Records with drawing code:
☆ ☆ ☆ ☆

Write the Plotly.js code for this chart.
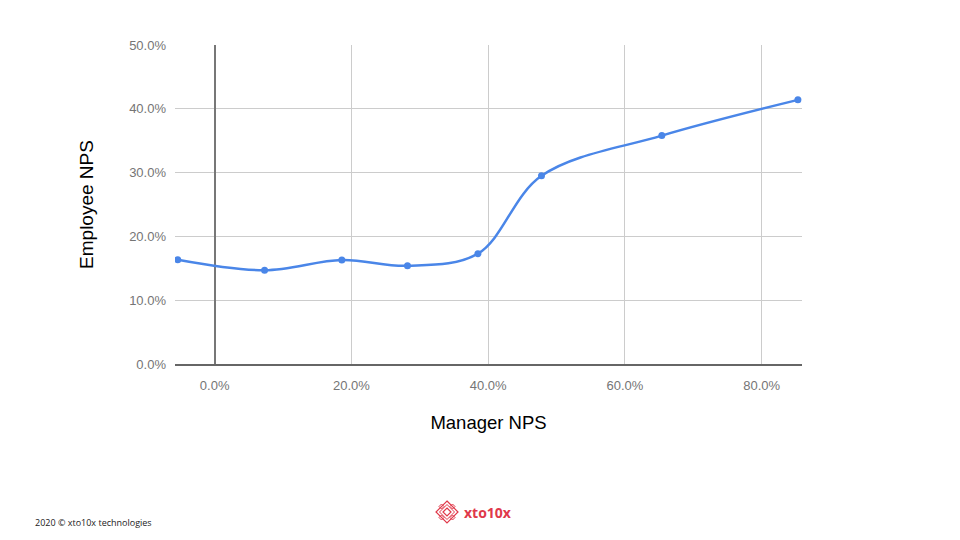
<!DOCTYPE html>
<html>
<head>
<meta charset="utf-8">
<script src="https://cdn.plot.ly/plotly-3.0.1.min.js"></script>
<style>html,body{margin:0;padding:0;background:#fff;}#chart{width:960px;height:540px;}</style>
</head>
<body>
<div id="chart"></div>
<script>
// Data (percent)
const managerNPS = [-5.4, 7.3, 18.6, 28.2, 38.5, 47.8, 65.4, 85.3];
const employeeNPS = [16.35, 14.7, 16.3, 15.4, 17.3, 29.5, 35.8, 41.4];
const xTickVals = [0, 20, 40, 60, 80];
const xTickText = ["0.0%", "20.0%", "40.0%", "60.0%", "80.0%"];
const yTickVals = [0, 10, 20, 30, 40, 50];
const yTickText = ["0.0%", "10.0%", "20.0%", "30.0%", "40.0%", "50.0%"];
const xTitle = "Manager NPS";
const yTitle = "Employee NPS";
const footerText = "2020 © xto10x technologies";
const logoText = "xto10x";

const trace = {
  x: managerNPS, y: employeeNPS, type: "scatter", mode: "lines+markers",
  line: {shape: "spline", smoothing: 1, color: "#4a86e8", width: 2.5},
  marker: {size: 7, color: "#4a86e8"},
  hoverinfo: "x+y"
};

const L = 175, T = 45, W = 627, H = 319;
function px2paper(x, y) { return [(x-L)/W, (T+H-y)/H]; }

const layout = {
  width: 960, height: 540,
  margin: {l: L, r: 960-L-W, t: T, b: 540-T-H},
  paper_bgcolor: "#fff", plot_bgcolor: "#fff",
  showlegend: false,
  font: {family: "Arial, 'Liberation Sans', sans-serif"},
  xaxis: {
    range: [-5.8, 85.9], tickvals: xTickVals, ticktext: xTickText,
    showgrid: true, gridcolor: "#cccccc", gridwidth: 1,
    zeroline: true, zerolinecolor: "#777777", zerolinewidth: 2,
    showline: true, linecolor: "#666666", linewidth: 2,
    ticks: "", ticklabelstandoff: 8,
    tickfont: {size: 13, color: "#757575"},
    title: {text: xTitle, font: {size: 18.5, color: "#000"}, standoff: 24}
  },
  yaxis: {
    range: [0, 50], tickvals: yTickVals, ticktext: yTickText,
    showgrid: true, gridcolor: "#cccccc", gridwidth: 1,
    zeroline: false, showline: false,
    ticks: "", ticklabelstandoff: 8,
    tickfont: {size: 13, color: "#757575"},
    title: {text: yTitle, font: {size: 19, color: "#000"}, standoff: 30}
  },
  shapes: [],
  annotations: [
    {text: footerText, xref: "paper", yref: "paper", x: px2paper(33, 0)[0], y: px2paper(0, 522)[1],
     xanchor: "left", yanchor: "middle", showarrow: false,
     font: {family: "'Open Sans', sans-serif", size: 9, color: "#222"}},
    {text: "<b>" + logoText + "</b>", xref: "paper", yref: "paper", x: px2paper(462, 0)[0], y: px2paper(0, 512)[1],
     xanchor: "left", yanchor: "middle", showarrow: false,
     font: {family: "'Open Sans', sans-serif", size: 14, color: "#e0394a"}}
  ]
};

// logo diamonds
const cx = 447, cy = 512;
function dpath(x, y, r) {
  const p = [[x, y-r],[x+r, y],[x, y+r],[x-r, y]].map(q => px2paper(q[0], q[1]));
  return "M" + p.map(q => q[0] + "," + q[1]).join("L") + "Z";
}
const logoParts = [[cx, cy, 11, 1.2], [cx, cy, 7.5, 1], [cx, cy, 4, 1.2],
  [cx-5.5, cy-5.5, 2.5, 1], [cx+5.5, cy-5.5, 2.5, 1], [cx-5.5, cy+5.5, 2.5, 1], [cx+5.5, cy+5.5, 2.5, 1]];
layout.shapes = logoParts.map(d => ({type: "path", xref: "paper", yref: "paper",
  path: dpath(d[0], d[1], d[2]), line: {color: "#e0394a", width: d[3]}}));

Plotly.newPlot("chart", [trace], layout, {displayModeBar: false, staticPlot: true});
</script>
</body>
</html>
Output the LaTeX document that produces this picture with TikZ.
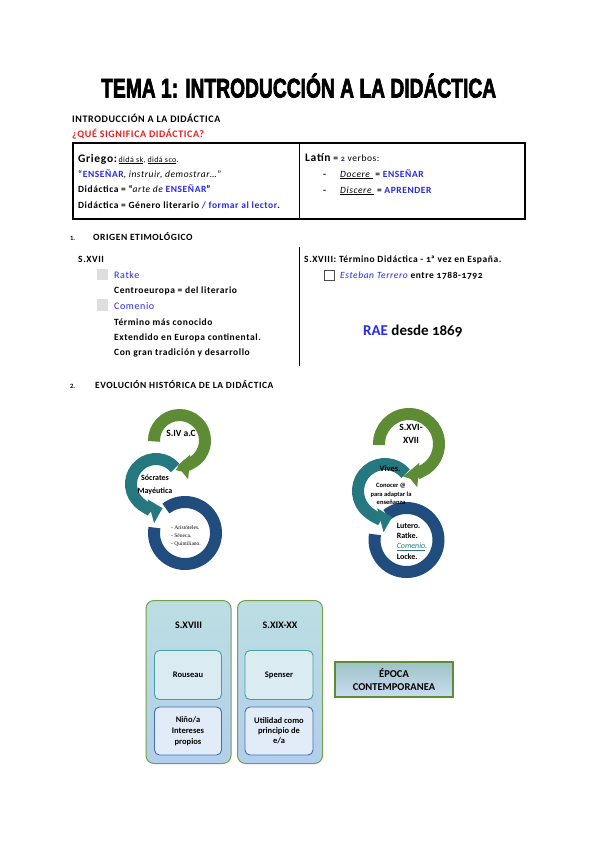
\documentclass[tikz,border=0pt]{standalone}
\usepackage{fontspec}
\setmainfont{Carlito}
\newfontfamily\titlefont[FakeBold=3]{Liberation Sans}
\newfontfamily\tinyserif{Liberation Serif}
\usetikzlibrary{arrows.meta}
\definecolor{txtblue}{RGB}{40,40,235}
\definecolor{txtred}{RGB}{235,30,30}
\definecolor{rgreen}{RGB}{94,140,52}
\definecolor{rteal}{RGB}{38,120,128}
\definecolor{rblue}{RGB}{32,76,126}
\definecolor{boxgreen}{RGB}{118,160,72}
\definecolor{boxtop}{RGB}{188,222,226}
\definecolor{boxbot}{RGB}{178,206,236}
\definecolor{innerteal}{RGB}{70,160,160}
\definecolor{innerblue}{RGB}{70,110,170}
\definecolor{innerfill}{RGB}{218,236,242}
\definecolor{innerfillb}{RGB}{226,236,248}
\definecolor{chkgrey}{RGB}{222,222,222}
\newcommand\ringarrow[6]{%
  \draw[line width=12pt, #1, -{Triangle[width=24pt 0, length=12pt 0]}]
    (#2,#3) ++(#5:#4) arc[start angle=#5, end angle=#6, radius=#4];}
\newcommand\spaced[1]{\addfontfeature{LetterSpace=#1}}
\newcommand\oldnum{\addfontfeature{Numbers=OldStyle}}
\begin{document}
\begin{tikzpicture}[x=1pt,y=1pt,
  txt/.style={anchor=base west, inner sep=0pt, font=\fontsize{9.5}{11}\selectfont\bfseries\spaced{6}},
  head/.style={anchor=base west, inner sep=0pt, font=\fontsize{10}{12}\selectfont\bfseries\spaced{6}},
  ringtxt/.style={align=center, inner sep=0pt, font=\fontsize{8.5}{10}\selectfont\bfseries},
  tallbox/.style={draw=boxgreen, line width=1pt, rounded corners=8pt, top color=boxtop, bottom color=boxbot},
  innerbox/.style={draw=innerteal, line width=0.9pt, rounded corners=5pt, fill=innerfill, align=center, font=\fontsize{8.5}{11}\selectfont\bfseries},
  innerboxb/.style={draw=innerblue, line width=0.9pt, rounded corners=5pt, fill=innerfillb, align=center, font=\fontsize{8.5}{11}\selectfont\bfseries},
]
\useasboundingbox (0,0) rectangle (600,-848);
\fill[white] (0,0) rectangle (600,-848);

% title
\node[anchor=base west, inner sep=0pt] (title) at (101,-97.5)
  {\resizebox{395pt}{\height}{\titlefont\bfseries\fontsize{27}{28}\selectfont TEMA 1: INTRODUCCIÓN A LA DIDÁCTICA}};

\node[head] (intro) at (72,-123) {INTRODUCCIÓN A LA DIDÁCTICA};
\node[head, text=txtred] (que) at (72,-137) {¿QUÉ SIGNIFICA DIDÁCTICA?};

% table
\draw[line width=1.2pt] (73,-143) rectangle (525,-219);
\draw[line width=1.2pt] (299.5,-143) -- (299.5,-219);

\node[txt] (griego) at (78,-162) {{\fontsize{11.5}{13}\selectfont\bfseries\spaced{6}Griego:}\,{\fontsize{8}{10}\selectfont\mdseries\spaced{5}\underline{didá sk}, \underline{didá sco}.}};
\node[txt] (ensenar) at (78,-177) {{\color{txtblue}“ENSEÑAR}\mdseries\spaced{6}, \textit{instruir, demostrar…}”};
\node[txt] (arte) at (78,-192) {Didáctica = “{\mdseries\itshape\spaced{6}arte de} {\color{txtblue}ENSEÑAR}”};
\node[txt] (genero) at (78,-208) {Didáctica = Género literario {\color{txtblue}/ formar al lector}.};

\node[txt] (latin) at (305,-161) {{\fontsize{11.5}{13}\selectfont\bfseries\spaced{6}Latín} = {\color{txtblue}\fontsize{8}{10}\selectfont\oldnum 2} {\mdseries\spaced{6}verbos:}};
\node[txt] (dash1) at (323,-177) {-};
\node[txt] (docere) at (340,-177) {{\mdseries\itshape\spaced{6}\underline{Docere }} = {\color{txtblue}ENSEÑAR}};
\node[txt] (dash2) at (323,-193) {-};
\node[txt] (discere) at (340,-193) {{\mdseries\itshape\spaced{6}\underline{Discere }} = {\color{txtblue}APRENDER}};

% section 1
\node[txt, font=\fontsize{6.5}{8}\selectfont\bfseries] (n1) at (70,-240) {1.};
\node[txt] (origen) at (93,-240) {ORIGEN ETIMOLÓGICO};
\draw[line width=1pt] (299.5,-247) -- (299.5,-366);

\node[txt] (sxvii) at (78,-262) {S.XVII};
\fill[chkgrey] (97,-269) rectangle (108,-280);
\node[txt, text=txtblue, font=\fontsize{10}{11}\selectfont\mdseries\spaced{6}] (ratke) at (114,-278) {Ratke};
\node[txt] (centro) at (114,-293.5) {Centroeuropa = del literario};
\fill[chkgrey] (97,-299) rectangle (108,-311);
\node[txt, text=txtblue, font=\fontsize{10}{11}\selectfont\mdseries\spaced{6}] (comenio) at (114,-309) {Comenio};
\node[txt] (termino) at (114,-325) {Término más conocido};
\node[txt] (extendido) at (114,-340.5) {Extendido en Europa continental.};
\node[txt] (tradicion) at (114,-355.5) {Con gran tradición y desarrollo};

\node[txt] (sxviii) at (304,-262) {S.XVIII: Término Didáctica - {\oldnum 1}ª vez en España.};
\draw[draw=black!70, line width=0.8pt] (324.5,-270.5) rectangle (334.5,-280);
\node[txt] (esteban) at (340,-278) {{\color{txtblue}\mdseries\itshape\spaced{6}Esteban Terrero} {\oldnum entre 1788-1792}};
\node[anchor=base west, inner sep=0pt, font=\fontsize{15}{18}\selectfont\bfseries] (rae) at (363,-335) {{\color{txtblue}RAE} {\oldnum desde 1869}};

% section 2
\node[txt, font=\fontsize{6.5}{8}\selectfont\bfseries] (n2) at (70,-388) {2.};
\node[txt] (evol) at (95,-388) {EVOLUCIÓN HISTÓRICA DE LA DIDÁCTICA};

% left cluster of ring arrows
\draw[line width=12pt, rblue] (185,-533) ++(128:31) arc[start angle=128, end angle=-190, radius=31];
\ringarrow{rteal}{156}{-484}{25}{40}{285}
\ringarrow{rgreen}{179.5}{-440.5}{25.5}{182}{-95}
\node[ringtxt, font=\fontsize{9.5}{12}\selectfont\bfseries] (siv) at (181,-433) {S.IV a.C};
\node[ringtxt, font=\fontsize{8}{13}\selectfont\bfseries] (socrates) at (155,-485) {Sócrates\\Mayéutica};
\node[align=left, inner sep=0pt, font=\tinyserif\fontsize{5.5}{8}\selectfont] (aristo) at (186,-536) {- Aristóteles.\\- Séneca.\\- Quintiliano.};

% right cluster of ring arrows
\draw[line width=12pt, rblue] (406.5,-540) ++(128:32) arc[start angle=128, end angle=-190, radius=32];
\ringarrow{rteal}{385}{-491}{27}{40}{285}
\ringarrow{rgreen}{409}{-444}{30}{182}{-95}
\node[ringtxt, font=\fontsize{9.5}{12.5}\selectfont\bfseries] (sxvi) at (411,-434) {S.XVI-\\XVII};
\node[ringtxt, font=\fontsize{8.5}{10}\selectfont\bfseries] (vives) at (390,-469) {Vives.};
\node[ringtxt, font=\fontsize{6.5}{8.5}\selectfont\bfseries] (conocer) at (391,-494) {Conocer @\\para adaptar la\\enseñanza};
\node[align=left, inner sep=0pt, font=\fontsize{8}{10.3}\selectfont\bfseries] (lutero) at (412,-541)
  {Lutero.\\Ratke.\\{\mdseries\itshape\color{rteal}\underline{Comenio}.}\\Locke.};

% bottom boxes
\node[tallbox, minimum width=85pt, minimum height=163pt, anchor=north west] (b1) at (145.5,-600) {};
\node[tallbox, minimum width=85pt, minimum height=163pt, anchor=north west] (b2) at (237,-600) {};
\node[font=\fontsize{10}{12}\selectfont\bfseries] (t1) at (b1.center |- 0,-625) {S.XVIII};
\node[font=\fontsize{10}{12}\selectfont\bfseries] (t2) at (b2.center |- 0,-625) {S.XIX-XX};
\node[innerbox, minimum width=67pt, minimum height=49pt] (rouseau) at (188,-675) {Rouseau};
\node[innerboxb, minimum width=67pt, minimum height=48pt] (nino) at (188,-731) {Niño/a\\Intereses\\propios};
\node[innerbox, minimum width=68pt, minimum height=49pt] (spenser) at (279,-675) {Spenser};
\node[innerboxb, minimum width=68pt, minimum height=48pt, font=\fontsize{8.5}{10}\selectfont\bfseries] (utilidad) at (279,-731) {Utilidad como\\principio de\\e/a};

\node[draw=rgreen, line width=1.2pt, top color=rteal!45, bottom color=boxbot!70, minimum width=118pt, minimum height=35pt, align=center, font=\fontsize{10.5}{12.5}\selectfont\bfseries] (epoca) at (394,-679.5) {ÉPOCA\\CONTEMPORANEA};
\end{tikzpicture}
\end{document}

☆ ☆ ☆ ☆

### WORK TO COMPLETE
Pull every line containing "chart" out of the records.

### FULL SOLUTION
Write the Plotly.js code for this chart.
<style>html,body{margin:0;padding:0;background:#fff;}#chart{width:960px;height:540px;}</style>
<div id="chart"></div>
Plotly.newPlot("chart", [trace], layout, {displayModeBar: false, staticPlot: true});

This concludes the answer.